Large Comparative Analyses of Primate Body Site Microbiomes Indicate That the Oral Microbiome Is Unique Among All Body Sites and Conserved Among Nonhuman Primates
Asangba et al., Microbiology Spectrum. 2022.
https://www.doi.org/10.1128/spectrum.01643-21
Microbiomes are critical to host health and disease, but large gaps remain in the understanding of the determinants, coevolution, and variation of microbiomes across body sites and host species. Thus, researchers conducted the largest comparative study of primate microbiomes to date by investigating microbiome community composition at eight distinct body sites in 17 host species. They found that the oral microbiome is unique in exhibiting notable similarity across primate species while being distinct from the microbiomes of all other body sites and host species. This finding suggests conserved oral microbial niche specialization, despite substantial dietary and phylogenetic differences among primates.
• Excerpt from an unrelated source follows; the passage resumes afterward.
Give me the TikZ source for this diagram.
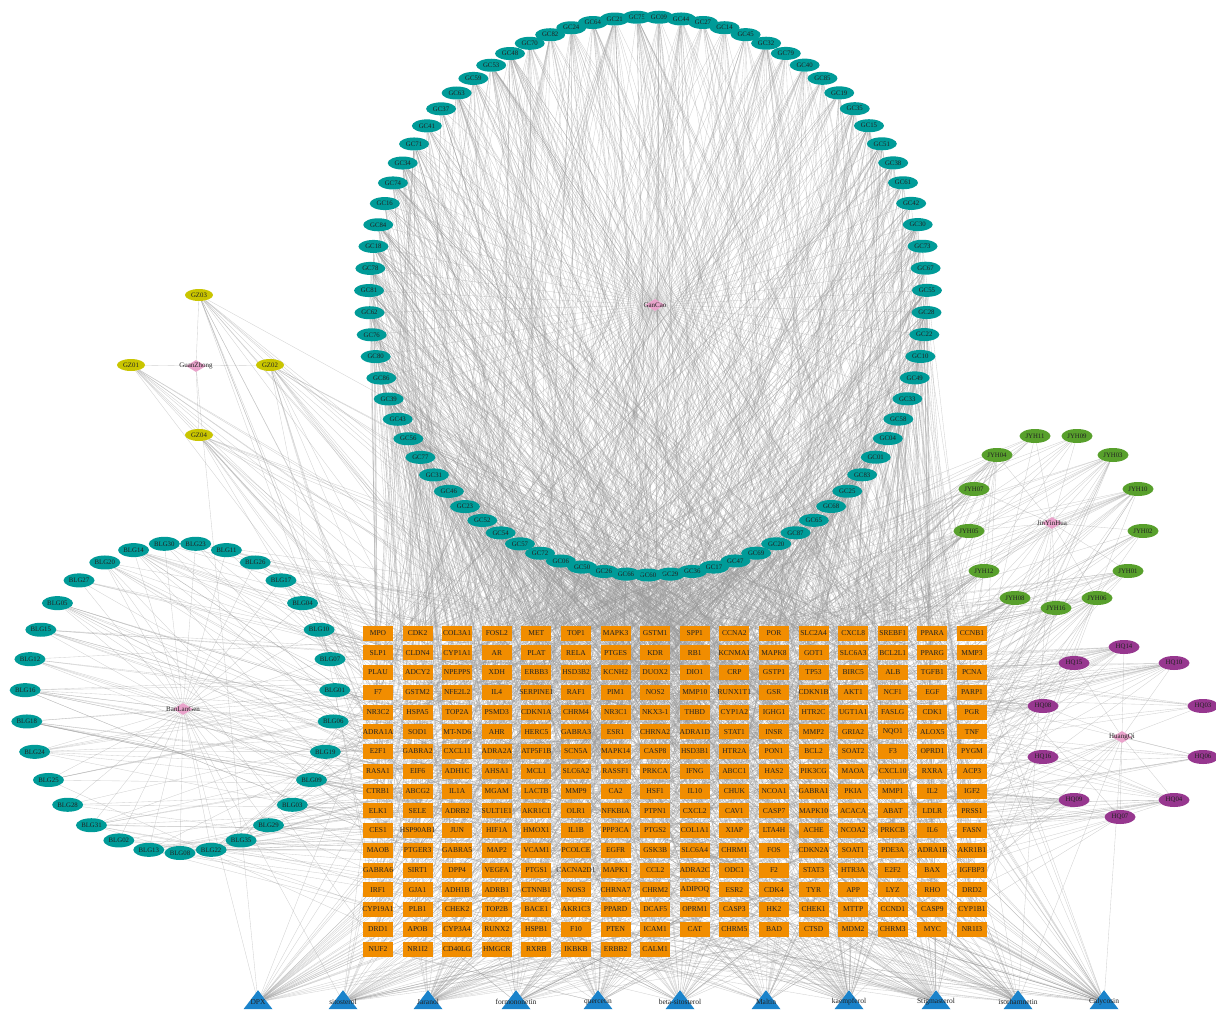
\documentclass[tikz,border=0pt]{standalone}
\usepackage{fontspec}
\setmainfont{Liberation Serif}
\usetikzlibrary{shapes.geometric,backgrounds}
\definecolor{gcteal}{HTML}{009B98}
\definecolor{gzyellow}{HTML}{C9C500}
\definecolor{jyhgreen}{HTML}{58A02C}
\definecolor{hqpurple}{HTML}{97378F}
\definecolor{geneorange}{HTML}{F18D00}
\definecolor{cmpblue}{HTML}{1A83CB}
\definecolor{hubpink}{HTML}{E9A3CB}
\definecolor{edgegray}{HTML}{9A9A9A}
\definecolor{ink}{HTML}{222222}
\tikzset{
  % ingredient of one herb: small ellipse with its code
  cmp/.style={ellipse, draw=none, inner sep=0pt,
    minimum width=30pt, minimum height=13pt,
    font=\fontsize{6.8}{7}\selectfont, text=ink},
  gc/.style={cmp, fill=gcteal},
  blg/.style={cmp, fill=gcteal, minimum width=31pt, minimum height=14pt},
  gz/.style={cmp, fill=gzyellow, minimum width=28pt, minimum height=12pt},
  jyh/.style={cmp, fill=jyhgreen, minimum width=31pt, minimum height=14pt},
  hq/.style={cmp, fill=hqpurple, minimum width=31pt, minimum height=14pt},
  % herb: pink diamond, name laid over it
  hub/.style={diamond, fill=hubpink, inner sep=0pt,
    minimum width=20pt, minimum height=12pt},
  hublbl/.style={font=\fontsize{7}{7}\selectfont, text=ink, inner sep=0pt},
  % target gene
  gene/.style={rectangle, fill=geneorange, inner sep=0pt,
    minimum width=30pt, minimum height=15pt,
    font=\fontsize{7.5}{8}\selectfont, text=ink},
  % shared ingredient
  tri/.style={isosceles triangle, shape border rotate=90,
    isosceles triangle stretches, fill=cmpblue, inner sep=0pt,
    minimum width=29pt, minimum height=19pt},
  trilbl/.style={font=\fontsize{7.5}{8}\selectfont, text=ink, inner sep=0pt},
  edge/.style={draw=edgegray, line width=.35pt, opacity=.45},
}
\newcommand{\hub}[3]{%
  \node[hub, label={[hublbl]center:#3}] (#1) at (#2) {};}
\newcommand{\links}[3]{% from node #1: #2 to #3 random genes
  \pgfmathrandominteger{\deg}{#2}{#3}%
  \foreach \n in {1,...,\deg} {%
    \pgfmathrandominteger{\k}{1}{264}%
    \draw[edge] (#1) -- (g\k);}}

\def\gclist{GC75,GC09,GC44,GC27,GC14,GC45,GC32,GC79,GC40,GC85,GC19,GC35,GC15,
  GC51,GC38,GC61,GC42,GC30,GC73,GC67,GC55,GC28,GC22,GC10,GC49,GC33,GC58,GC04,
  GC01,GC83,GC25,GC68,GC65,GC87,GC20,GC69,GC47,GC17,GC36,GC29,GC60,GC66,GC26,
  GC50,GC06,GC72,GC57,GC54,GC52,GC23,GC46,GC31,GC77,GC56,GC43,GC39,GC86,GC80,
  GC76,GC62,GC81,GC78,GC18,GC84,GC16,GC74,GC34,GC71,GC41,GC37,GC63,GC59,GC53,
  GC48,GC70,GC82,GC24,GC64,GC21}
\def\blglist{BLG30,BLG23,BLG11,BLG26,BLG17,BLG04,BLG10,BLG07,BLG01,BLG06,BLG19,
  BLG09,BLG03,BLG29,BLG35,BLG22,BLG08,BLG13,BLG02,BLG31,BLG28,BLG25,BLG24,BLG18,
  BLG16,BLG12,BLG15,BLG05,BLG27,BLG20,BLG14}
\def\gzlist{GZ03/199/295,GZ01/131/365,GZ02/270/365,GZ04/199/435}
\def\jyhlist{JYH11/1035/436,JYH09/1077/436,JYH04/997/455,JYH03/1113/455,
  JYH07/974/489,JYH10/1138/489,JYH05/969/531,JYH02/1143/531,JYH12/984/571,
  JYH01/1128/571,JYH08/1015/598,JYH06/1097/598,JYH16/1056/608}
\def\hqlist{HQ14/1124/647,HQ15/1074/663,HQ10/1174/663,HQ08/1043/706,
  HQ03/1203/706,HQ16/1043/757,HQ06/1203/757,HQ09/1074/800,HQ04/1174/800,
  HQ07/1120/817}

\begin{document}
\begin{tikzpicture}[x=1pt,y=-1pt]
\useasboundingbox (0,0) rectangle (1216,1010);
\pgfmathsetseed{2024}

% ----- herbs -----
\hub{GanCao}{655,305}{GanCao}
\hub{GuanZhong}{196,366}{GuanZhong}
\hub{BanLanGen}{183,709}{BanLanGen}
\hub{JinYinHua}{1052,523}{JinYinHua}
\hub{HuangQi}{1122,737}{HuangQi}

% ----- GanCao ring -----
\foreach \nm [count=\i] in \gclist {
  \pgfmathsetmacro{\ang}{92.3-(\i-1)*4.5570}
  \node[gc] (\nm) at ({648+279*cos(\ang)},{296-279*sin(\ang)}) {\nm};
}

% ----- BanLanGen ring -----
\foreach \nm [count=\i] in \blglist {
  \pgfmathsetmacro{\ang}{95.806-(\i-1)*11.6129}
  \node[blg] (\nm) at ({180+155*cos(\ang)},{698-155*sin(\ang)}) {\nm};
}

% ----- GuanZhong, JinYinHua, HuangQi -----
\foreach \nm/\x/\y in \gzlist {\node[gz] (\nm) at (\x,\y) {\nm};}
\foreach \nm/\x/\y in \jyhlist {\node[jyh] (\nm) at (\x,\y) {\nm};}
\foreach \nm/\x/\y in \hqlist {\node[hq] (\nm) at (\x,\y) {\nm};}

% ----- target genes, 16 per row -----
\foreach \row [count=\r] in {
  {MPO,CDK2,COL3A1,FOSL2,MET,TOP1,MAPK3,GSTM1,SPP1,CCNA2,POR,SLC2A4,CXCL8,SREBF1,PPARA,CCNB1},
  {SLP1,CLDN4,CYP1A1,AR,PLAT,RELA,PTGES,KDR,RB1,KCNMA1,MAPK8,GOT1,SLC6A3,BCL2L1,PPARG,MMP3},
  {PLAU,ADCY2,NPEPPS,XDH,ERBB3,HSD3B2,KCNH2,DUOX2,DIO1,CRP,GSTP1,TP53,BIRC5,ALB,TGFB1,PCNA},
  {F7,GSTM2,NFE2L2,IL4,SERPINE1,RAF1,PIM1,NOS2,MMP10,RUNX1T1,GSR,CDKN1B,AKT1,NCF1,EGF,PARP1},
  {NR3C2,HSPA5,TOP2A,PSMD3,CDKN1A,CHRM4,NR3C1,NKX3-1,THBD,CYP1A2,IGHG1,HTR2C,UGT1A1,FASLG,CDK1,PGR},
  {ADRA1A,SOD1,MT-ND6,AHR,HERC5,GABRA3,ESR1,CHRNA2,ADRA1D,STAT1,INSR,MMP2,GRIA2,NQO1,ALOX5,TNF},
  {E2F1,GABRA2,CXCL11,ADRA2A,ATP5F1B,SCN5A,MAPK14,CASP8,HSD3B1,HTR2A,PON1,BCL2,SOAT2,F3,OPRD1,PYGM},
  {RASA1,EIF6,ADH1C,AHSA1,MCL1,SLC6A2,RASSF1,PRKCA,IFNG,ABCC1,HAS2,PIK3CG,MAOA,CXCL10,RXRA,ACP3},
  {CTRB1,ABCG2,IL1A,MGAM,LACTB,MMP9,CA2,HSF1,IL10,CHUK,NCOA1,GABRA1,PKIA,MMP1,IL2,IGF2},
  {ELK1,SELE,ADRB2,SULT1E1,AKR1C1,OLR1,NFKBIA,PTPN1,CXCL2,CAV1,CASP7,MAPK10,ACACA,ABAT,LDLR,PRSS1},
  {CES1,HSP90AB1,JUN,HIF1A,HMOX1,IL1B,PPP3CA,PTGS2,COL1A1,XIAP,LTA4H,ACHE,NCOA2,PRKCB,IL6,FASN},
  {MAOB,PTGER3,GABRA5,MAP2,VCAM1,PCOLCE,EGFR,GSK3B,SLC6A4,CHRM1,FOS,CDKN2A,SOAT1,PDE3A,ADRA1B,AKR1B1},
  {GABRA6,SIRT1,DPP4,VEGFA,PTGS1,CACNA2D1,MAPK1,CCL2,ADRA2C,ODC1,F2,STAT3,HTR3A,E2F2,BAX,IGFBP3},
  {IRF1,GJA1,ADH1B,ADRB1,CTNNB1,NOS3,CHRNA7,CHRM2,ADIPOQ,ESR2,CDK4,TYR,APP,LYZ,RHO,DRD2},
  {CYP19A1,PLB1,CHEK2,TOP2B,BACE1,AKR1C3,PPARD,DCAF5,OPRM1,CASP3,HK2,CHEK1,MTTP,CCND1,CASP9,CYP1B1},
  {DRD1,APOB,CYP3A4,RUNX2,HSPB1,F10,PTEN,ICAM1,CAT,CHRM5,BAD,CTSD,MDM2,CHRM3,MYC,NR1I3},
  {NUF2,NR1I2,CD40LG,HMGCR,RXRB,IKBKB,ERBB2,CALM1}} {
  \foreach \gene [count=\c] in \row {
    \pgfmathtruncatemacro{\k}{(\r-1)*16+\c}
    \node[gene] (g\k) at ({378+39.6*(\c-1)},{633+19.75*(\r-1)}) {\makebox[0pt]{\gene}};
  }
}

% ----- shared ingredients -----
\foreach \nm/\x [count=\i] in {DPX/258,sitosterol/343,Jaranol/428,
  formononetin/516,quercetin/598,beta-sitosterol/680,Maltin/766,
  kaempferol/849,Stigmasterol/936,isorhamnetin/1018,Calycosin/1104} {
  \node[tri, label={[trilbl]center:\nm}] (t\i) at (\x,1002) {};
}

% ----- edges, behind everything -----
\begin{scope}[on background layer]
\fill[white] (0,0) rectangle (1216,1010);
\foreach \nm in \gclist {\draw[edge] (GanCao) -- (\nm); \links{\nm}{12}{26}}
\foreach \nm in \blglist {\draw[edge] (BanLanGen) -- (\nm); \links{\nm}{3}{12}}
\foreach \nm/\x/\y in \gzlist {\draw[edge] (GuanZhong) -- (\nm); \links{\nm}{8}{18}}
\foreach \nm/\x/\y in \jyhlist {\draw[edge] (JinYinHua) -- (\nm); \links{\nm}{6}{18}}
\foreach \nm/\x/\y in \hqlist {\draw[edge] (HuangQi) -- (\nm); \links{\nm}{6}{20}}
\foreach \i in {1,...,11} {\links{t\i}{30}{60}}
% shared ingredients back to the herbs
\foreach \a/\b in {t1/BanLanGen,t1/GuanZhong,t2/BanLanGen,t2/GanCao,
  t3/HuangQi,t3/JinYinHua,t4/HuangQi,t4/GanCao,t5/GanCao,t5/JinYinHua,
  t5/HuangQi,t6/BanLanGen,t6/JinYinHua,t7/HuangQi,t7/GanCao,
  t8/JinYinHua,t8/HuangQi,t8/GanCao,t9/BanLanGen,t9/JinYinHua,
  t10/HuangQi,t10/JinYinHua,t11/HuangQi,t11/GanCao}
  {\draw[edge] (\a) -- (\b);}
\end{scope}

\end{tikzpicture}
\end{document}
Supported by ORIP (P51OD010425, P51OD011107, P40OD010965, R01OD010980), NIA, NIAID, and NICHD.
Natural Disaster and Immunological Aging in a Nonhuman Primate
Watowich et al., PNAS. 2022.
https://www.pnas.org/content/119/8/e2121663119
Weather-related disasters can exacerbate existing morbidities and increase mortality risk. Researchers examined Hurricane Maria’s impact on immune cell gene expression in large, age-matched, cross-sectional samples from free-ranging rhesus macaques (Macaca mulatta) living on an isolated island. Hurricane Maria was significantly associated with differential expression of 4% of immune-cell-expressed genes and was correlated with age-associated alterations in gene expression, in addition to expression of key immune genes, dysregulated proteostasis networks, and greater expression of inflammatory immune cell-specific marker genes. These findings illuminate that natural disasters might become biologically embedded and contribute to earlier onset of disease and death. Supported by ORIP (P40OD012217), NIA, NIMH.